Sara Chandler from the Colombia Caravana, a delegation of lawyers from 24 countries that has visited Colombia every 2 years since 2008 to investigate the situation of lawyers and human rights and environmental defenders, presented the interim report findings and recommendations of their most recent visit in 2024, focused on access to justice.
There has been a proliferation of armed groups despite President Petro’s pursuit of a Total Peace policy.
Lawyers and judges face serious risks, with many lawyers having been assassinated.
Human Rights Defenders need more protection – including through relocation programs, legal assistance and awareness-raising of their plight.

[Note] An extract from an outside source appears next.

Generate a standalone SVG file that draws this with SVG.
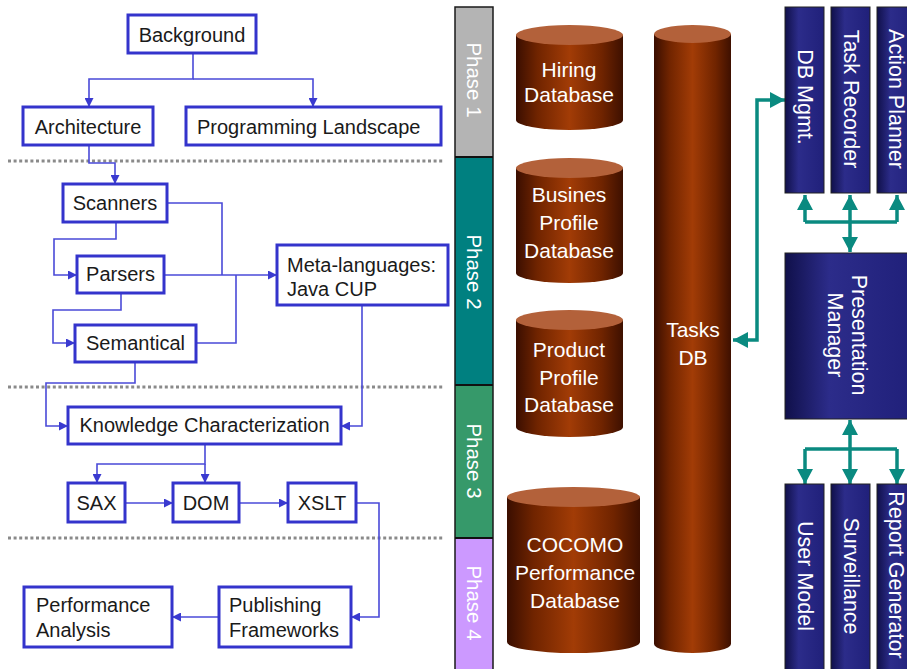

Justice systems which underpin the Peace Accord must be supported, with financial and political support.
The protection of fragile ecosystems in ways which empower local communities should be prioritised.
Finally, Lara Domínguez from Forest Peoples Programme discussed the need for political space to enable forest communities to secure their rights and futures.
Reflecting on CBD COP 16, she emphasised the importance of including local voices in biodiversity initiatives.
Key demands of indigenous leaders include having specific indicators to track preservation of traditional lands in the monitoring framework, and the establishment of a permanent indigenous body.
Working with indigenous communities is economically, environmentally and politically critical: the cheapest way to protect the environment is to title and return land to the indigenous people who have looked after it for centuries.
The PHRG will raise greater awareness of these issues in Parliament and more widely, as well as continue to work closely with affected HRDs and communities, and to monitor related developments.